Ancient ravaging warfare was morally problematic in its organized violence against targeted enemy peoples—many males slaughtered, many young females raped and enslaved, and many resistant and older females killed, often by lethal gang rape (Gaca 2015). Yet the forces ordered to carry out this aggression were trained by their superiors to regard their ravaging “ferocity” (saevitia) as a “virtue” (virtus), as exemplified in the First Mithridatic War on both the Pontic and Roman sides (Flor. Epit. 1.40). Ravaging forces believed justice was on their side in a manner distinct from, and at odds with, later ‘just war’ legal theorizing to restrict wars to enlisted men in battle. For example, the Greek warlord Agathocles renamed Segesta “Justiceville” (Dikaiopolis) to commemorate his forces slaughtering and tormenting many of the men and women in the city and enslaving their girls and boys (Diod. Sic. 20.71.1-4).
Modern scholarly studies in Greek and Roman popular morality do not address the martial principles that made ravaging seem virtuous. Adkins 1960, Dover 1974, and Morgan 2007 elucidate Athenian and Roman civil behavior and values not under war duress. Adkins 1972 and van Wees 1992 address only the aggressor in-group mores of Greek martial morality, not their town conquests, such as Homeric Achaeans competing for prestige as status warriors. To omit popular views on the use of force leaves out a major aspect of ancient popular morality, as Gould 1978: 287 observes. Hence, an important question remains unasked about ravaging targeted peoples and their habitations. How did ravaging forces make enslaving and lethal heterosexual rape seem virtuous?

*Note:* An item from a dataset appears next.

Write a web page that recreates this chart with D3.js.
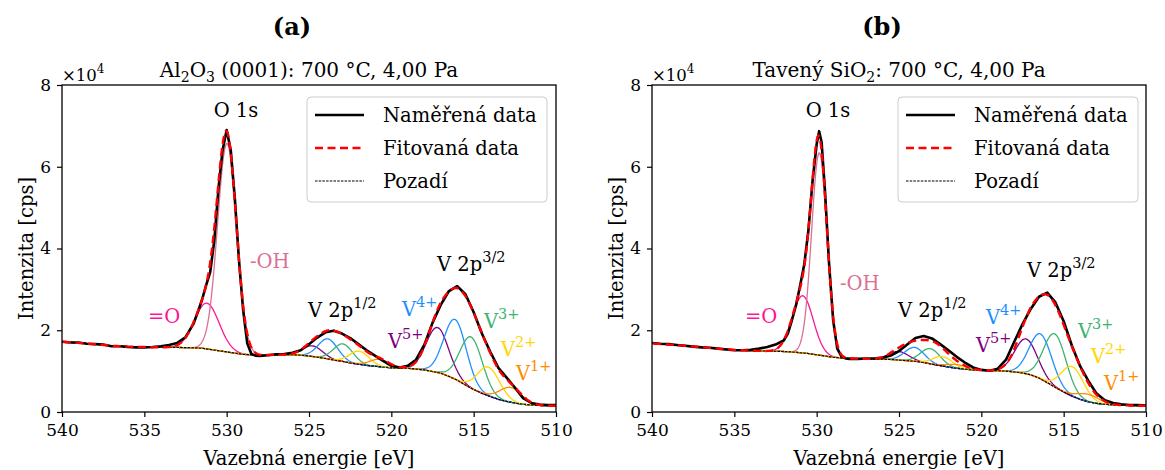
<!DOCTYPE html>
<html><head><meta charset="utf-8">
<script src="https://cdn.jsdelivr.net/npm/d3@7/dist/d3.min.js"></script>
<style>
body{margin:0;background:#fff;}
svg text{font-family:"DejaVu Serif",serif;fill:#000;}
</style></head><body>
<svg id="chart" width="1165" height="470"></svg>
<script>
// ---------------- data ----------------
const xTickValues=[540,535,530,525,520,515,510];
const yTickValues=[0,2,4,6,8];
const legendLabels=["Naměřená data","Fitovaná data","Pozadí"];
const stateNames=["5+","4+","3+","2+","1+"];
const stateColors=["#800080","#1e90ff","#3cb371","#ffd700","#ff8c00"];
const oxygenNames=["=O","-OH"];
const oxygenColors=["#ff1493","#db7093"];

// Panel (a) measured spectrum [binding energy eV, intensity x1e4 cps]
const measuredA=[[540,1.72],[539.5,1.70],[539,1.70],[538.5,1.67],[538,1.66],[537.5,1.65],[537,1.61],[536.5,1.61],[536,1.59],[535.5,1.58],[535,1.58],[534.5,1.59],[534,1.61],[533.5,1.64],[533,1.69],[532.5,1.83],[532,2.17],[531.75,2.45],[531.5,2.74],[531.25,3.10],[531,3.42],[530.75,4.20],[530.5,5.45],[530.25,6.40],[530,6.90],[529.75,6.40],[529.5,5.20],[529.25,3.70],[529,2.50],[528.75,1.68],[528.5,1.42],[528.25,1.38],[528,1.37],[527.5,1.39],[527,1.41],[526.5,1.42],[526,1.45],[525.5,1.51],[525,1.66],[524.5,1.82],[524,1.95],[523.5,1.99],[523,1.92],[522.5,1.81],[522,1.66],[521.5,1.51],[521,1.38],[520.5,1.25],[520,1.13],[519.5,1.09],[519,1.13],[518.5,1.28],[518,1.64],[517.5,2.18],[517,2.62],[516.5,2.96],[516,3.08],[515.5,2.88],[515,2.44],[514.5,1.92],[514,1.48],[513.5,1.08],[513,0.84],[512.5,0.60],[512,0.34],[511.5,0.22],[511,0.18],[510.5,0.17],[510,0.17]];
const backgroundA=[[540,1.72],[539,1.69],[538,1.66],[537,1.62],[536,1.60],[535,1.59],[534,1.58],[533,1.58],[532,1.57],[531.5,1.56],[531,1.53],[530.5,1.50],[530,1.47],[529.5,1.44],[529,1.41],[528.5,1.40],[528,1.39],[527,1.40],[526,1.40],[525.5,1.39],[525,1.37],[524.5,1.34],[524,1.31],[523.5,1.27],[523,1.24],[522.5,1.20],[522,1.17],[521.5,1.14],[521,1.12],[520.5,1.10],[520,1.08],[519.5,1.075],[519,1.07],[518.5,1.05],[518,1.03],[517.5,0.99],[517,0.95],[516.5,0.87],[516,0.78],[515.5,0.66],[515,0.55],[514.5,0.46],[514,0.38],[513.5,0.31],[513,0.26],[512.5,0.22],[512,0.19],[511.5,0.17],[511,0.16],[510.5,0.155],[510,0.15]];
const oCenterA=[531.2,529.98], oHeightA=[1.12,5.1], oWidthA=[1.75,1.35];
const v32CenterA=[517.2,516.13,515.15,514.09,512.75], v32HeightA=[1.10,1.46,1.25,0.70,0.36], v32WidthA=[1.6,1.6,1.6,1.6,1.6];
const v12CenterA=[524.78,523.85,522.93,521.95,520.71], v12HeightA=[0.26,0.49,0.43,0.32,0.18], v12WidthA=[1.4,1.4,1.4,1.4,1.4];

// Panel (b)
const measuredB=[[540,1.69],[539.5,1.67],[539,1.66],[538.5,1.64],[538,1.62],[537.5,1.60],[537,1.58],[536.5,1.57],[536,1.55],[535.5,1.53],[535,1.51],[534.5,1.51],[534,1.52],[533.5,1.55],[533,1.59],[532.5,1.65],[532,1.75],[531.75,1.92],[531.5,2.25],[531.25,2.62],[531,3.10],[530.75,3.62],[530.5,4.45],[530.25,5.65],[530,6.55],[529.85,6.87],[529.7,6.60],[529.5,5.45],[529.25,3.65],[529,2.25],[528.75,1.55],[528.5,1.36],[528.25,1.31],[528,1.30],[527.5,1.30],[527,1.31],[526.5,1.31],[526,1.33],[525.5,1.38],[525,1.49],[524.5,1.65],[524,1.81],[523.5,1.86],[523,1.80],[522.5,1.66],[522,1.51],[521.5,1.35],[521,1.21],[520.5,1.09],[520,1.03],[519.5,1.01],[519,1.06],[518.5,1.28],[518,1.72],[517.5,2.15],[517,2.52],[516.5,2.82],[516,2.92],[515.5,2.68],[515,2.22],[514.5,1.62],[514,1.12],[513.5,0.76],[513,0.45],[512.5,0.29],[512,0.22],[511.5,0.19],[511,0.17],[510.5,0.17],[510,0.16]];
const backgroundB=[[540,1.68],[539,1.65],[538,1.62],[537,1.585],[536,1.55],[535,1.52],[534,1.50],[533,1.49],[532,1.48],[531.5,1.47],[531,1.45],[530.5,1.43],[530,1.40],[529.5,1.37],[529,1.34],[528.5,1.32],[528,1.31],[527,1.30],[526,1.29],[525.5,1.285],[525,1.27],[524.5,1.255],[524,1.24],[523.5,1.21],[523,1.17],[522.5,1.135],[522,1.10],[521.5,1.07],[521,1.05],[520.5,1.03],[520,1.02],[519.5,1.01],[519,1.01],[518.5,1.00],[518,0.98],[517.5,0.955],[517,0.91],[516.5,0.83],[516,0.72],[515.5,0.60],[515,0.49],[514.5,0.39],[514,0.31],[513.5,0.25],[513,0.21],[512.5,0.19],[512,0.175],[511.5,0.165],[511,0.16],[510.5,0.155],[510,0.15]];
const oCenterB=[530.85,529.84], oHeightB=[1.40,4.95], oWidthB=[1.5,1.1];
const v32CenterB=[517.29,516.40,515.53,514.47,513.5], v32HeightB=[0.85,1.10,1.30,0.72,0.18], v32WidthB=[1.6,1.6,1.6,1.6,1.6];
const v12CenterB=[525.01,524.06,523.09,522.34,521.5], v12HeightB=[0.21,0.34,0.37,0.23,0.09], v12WidthB=[1.4,1.4,1.4,1.4,1.4];

// ---------------- layout ----------------
const panels=[
 {id:"a",tag:"(a)",tagX:292,x0:62,x1:556,
  title:[["Al",0],["2",1],["O",0],["3",1],[" (0001): 700 °C, 4,00 Pa",0]],
  meas:measuredA,bg:backgroundA,oC:oCenterA,oH:oHeightA,oW:oWidthA,
  c32:v32CenterA,h32:v32HeightA,w32:v32WidthA,c12:v12CenterA,h12:v12HeightA,w12:v12WidthA,
  lab:{o1s:[236,117],oh:[250,268],eo:[148,323],p12:[308,317],p32:[437,271],
       st:[[388,348],[402,316],[484,328],[501,356],[516,380]]},
  leg:[307,97]},
 {id:"b",tag:"(b)",tagX:882,x0:652,x1:1146,
  title:[["Tavený SiO",0],["2",1],[": 700 °C, 4,00 Pa",0]],
  meas:measuredB,bg:backgroundB,oC:oCenterB,oH:oHeightB,oW:oWidthB,
  c32:v32CenterB,h32:v32HeightB,w32:v32WidthB,c12:v12CenterB,h12:v12HeightB,w12:v12WidthB,
  lab:{o1s:[828,117],oh:[840,290],eo:[745,323],p12:[898,317],p32:[1027,277],
       st:[[976,352],[986,324],[1078,338],[1091,363],[1104,390]]},
  leg:[898,97]}
];
const Y0=412, Y1=85;
const FONT='"DejaVu Serif",serif';
const FS=19.5, SUP=14.5;
const svg=d3.select("#chart");
function gauss(E,c,h,w){const s=w/2.3548;return h*Math.exp(-((E-c)*(E-c))/(2*s*s));}

function supText(sel,x,y,base,sup,color,anchor){
  const t=sel.append("text").attr("x",x).attr("y",y).attr("font-size",FS).style("fill",color).attr("text-anchor",anchor||"start");
  t.append("tspan").text(base);
  t.append("tspan").attr("dy",-9).attr("font-size",SUP).text(sup);
  return t;
}

panels.forEach(p=>{
  const x=d3.scaleLinear().domain([540,510]).range([p.x0,p.x1]);
  const y=d3.scaleLinear().domain([0,8]).range([Y0,Y1]);
  const bgSorted=p.bg.slice().sort((a,b)=>a[0]-b[0]);
  const bgAt=d3.scaleLinear().domain(bgSorted.map(d=>d[0])).range(bgSorted.map(d=>d[1])).clamp(true);
  const grid=d3.range(510,540.0001,0.05);
  const line=d3.line().x(d=>x(d[0])).y(d=>y(d[1]));

  svg.append("clipPath").attr("id","clip"+p.id).append("rect")
    .attr("x",p.x0).attr("y",Y1).attr("width",p.x1-p.x0).attr("height",Y0-Y1);
  const plot=svg.append("g").attr("clip-path",`url(#clip${p.id})`);

  p.oC.forEach((c,i)=>{
    const pts=grid.map(E=>[E,bgAt(E)+gauss(E,c,p.oH[i],p.oW[i])]);
    plot.append("path").attr("d",line(pts)).attr("fill","none")
      .attr("stroke",oxygenColors[i]).attr("stroke-width",1.3);
  });
  p.c32.forEach((c,i)=>{
    const pts=grid.map(E=>[E,bgAt(E)+gauss(E,c,p.h32[i],p.w32[i])+gauss(E,p.c12[i],p.h12[i],p.w12[i])]);
    plot.append("path").attr("d",line(pts)).attr("fill","none")
      .attr("stroke",stateColors[i]).attr("stroke-width",1.3);
  });
  plot.append("path").attr("d",line(p.bg)).attr("fill","none")
    .attr("stroke","#000").attr("stroke-width",1.1).attr("stroke-dasharray","2.5,1.2");
  plot.append("path").attr("d",line(p.meas)).attr("fill","none")
    .attr("stroke","#000").attr("stroke-width",2.6).attr("stroke-linejoin","round");
  const fit=grid.map(E=>{
    let v=bgAt(E);
    p.oC.forEach((c,i)=>v+=gauss(E,c,p.oH[i],p.oW[i]));
    p.c32.forEach((c,i)=>v+=gauss(E,c,p.h32[i],p.w32[i])+gauss(E,p.c12[i],p.h12[i],p.w12[i]));
    return [E,v];
  });
  plot.append("path").attr("d",line(fit)).attr("fill","none")
    .attr("stroke","#ff0000").attr("stroke-width",2.4).attr("stroke-dasharray","8,4.5");

  svg.append("rect").attr("x",p.x0).attr("y",Y1).attr("width",p.x1-p.x0).attr("height",Y0-Y1)
    .attr("fill","none").attr("stroke","#000").attr("stroke-width",1.3);

  const xa=svg.append("g").attr("transform",`translate(0,${Y0})`)
    .call(d3.axisBottom(x).tickValues(xTickValues).tickSize(5).tickPadding(7).tickFormat(d3.format("d")));
  const ya=svg.append("g").attr("transform",`translate(${p.x0},0)`)
    .call(d3.axisLeft(y).tickValues(yTickValues).tickSize(5).tickPadding(6).tickFormat(d3.format("d")));
  [xa,ya].forEach(a=>{
    a.attr("font-family",FONT);
    a.select(".domain").remove();
    a.selectAll(".tick line").attr("stroke","#000").attr("stroke-width",1.2);
    a.selectAll(".tick text").attr("font-size",17).style("font-family",FONT).style("fill","#000");
  });

  const off=svg.append("text").attr("x",p.x0).attr("y",81).attr("font-size",16.5);
  off.append("tspan").text("×10");
  off.append("tspan").attr("dy",-8).attr("font-size",12).text("4");

  svg.append("text").attr("x",p.tagX).attr("y",35).attr("text-anchor","middle")
    .attr("font-size",24).attr("font-weight","bold").text(p.tag);
  const tt=svg.append("text").attr("x",(p.x0+p.x1)/2).attr("y",77).attr("text-anchor","middle").attr("font-size",20);
  let shifted=false;
  p.title.forEach(([s,sub])=>{
    const ts=tt.append("tspan").text(s);
    if(sub){ts.attr("font-size",14).attr("dy",5);shifted=true;}
    else if(shifted){ts.attr("dy",-5);shifted=false;}
  });

  svg.append("text").attr("x",(p.x0+p.x1)/2).attr("y",465).attr("text-anchor","middle")
    .attr("font-size",FS).text("Vazebná energie [eV]");
  svg.append("text").attr("transform",`translate(${p.x0-29},${(Y0+Y1)/2}) rotate(-90)`)
    .attr("text-anchor","middle").attr("font-size",FS).text("Intenzita [cps]");

  const L=p.lab;
  svg.append("text").attr("x",L.o1s[0]).attr("y",L.o1s[1]).attr("text-anchor","middle").attr("font-size",FS).text("O 1s");
  svg.append("text").attr("x",L.oh[0]).attr("y",L.oh[1]).attr("font-size",FS).style("fill",oxygenColors[1]).text(oxygenNames[1]);
  svg.append("text").attr("x",L.eo[0]).attr("y",L.eo[1]).attr("font-size",FS).style("fill",oxygenColors[0]).text(oxygenNames[0]);
  supText(svg,L.p12[0],L.p12[1],"V 2p","1/2","#000");
  supText(svg,L.p32[0],L.p32[1],"V 2p","3/2","#000");
  stateNames.forEach((n,i)=>supText(svg,L.st[i][0],L.st[i][1],"V",n,stateColors[i]));

  const [lx,ly]=p.leg;
  const lg=svg.append("g");
  lg.append("rect").attr("x",lx).attr("y",ly).attr("width",240).attr("height",105).attr("rx",4)
    .attr("fill","#fff").attr("fill-opacity",0.8).attr("stroke","#cccccc").attr("stroke-width",1);
  const rows=[115,148,181];
  const styles=[{c:"#000",w:2.6,d:null},{c:"#ff0000",w:2.4,d:"8,4.5"},{c:"#000",w:1.1,d:"2.5,1.2"}];
  legendLabels.forEach((t,i)=>{
    const l=lg.append("line").attr("x1",lx+8).attr("x2",lx+57).attr("y1",rows[i]).attr("y2",rows[i])
      .attr("stroke",styles[i].c).attr("stroke-width",styles[i].w);
    if(styles[i].d) l.attr("stroke-dasharray",styles[i].d);
    lg.append("text").attr("x",lx+76).attr("y",rows[i]+7).attr("font-size",FS).text(t);
  });
});
</script></body></html>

Thucydides helps answer this question in his analysis of ravaging strife on Corcyra (3.81.1-83.4, 4.47.1-48.6). Here he makes an important contribution to gender and warfare by showing that an inversion of civil masculinity provokes men to ravage. He does not argue that the provocation derives from the reclassifying of generic civil human virtues as vices and generic human vices as virtues, despite the present consensus that this is his argument (Gomme 1956, Hornblower 1991, Woodruff 1993 ad loc.). Rather, Thucydides argues that the ravaging martial ethos makes civil masculinity seem unmanly and substitutes it with an antithetical manliness. “Irrational recklessness” becomes “comrade-loving manliness (andreia),” and its opposite, civil masculinity, is “the unmanly” (to anandron, 3.82.4). Civil masculinity values forethought and restraint for polis security and strong alliances; martial manliness disdains reason and moderation as unmanly and foments enmities, thereby imperiling alliances and security. Under martial influence, the men show a dazed harshness (to emplêktôs oxu) when they should show reflective intelligence. They are pumped up to ravage enemy peoples, be they an opposing faction, a different Greek city, or non-Greeks, a condition Aeschylus describes as “men breathing Ares more than is justified,” a hyperventilating on the war-god (Agam. 375-76). In addition, the men are quick to suspect their own fellows of being unmanly, that is, enemy sympathizers, if they show reluctance to join in the ravaging. As on Corcyra (4.48.3-5), men in this polarizing fury strive to slaughter male enemies and to subject their girls and women to enslaving or lethal rape, and they enslave primarily the young females as enemy seized assets. During and after the ravaging, the aggressors are under the dazed illusion that this behavior is manly virtue. Thucydides' argument about coercive martial manliness is further supported in later Balkan ravaging warfare (Carnegie 1913: 276-308).
Thus, as Thucydides is the first to show, ravaging warfare poses as manly virtue because martial power makes its organized ferocity the new manly, with severe punishment or death for comrades declared unmanly.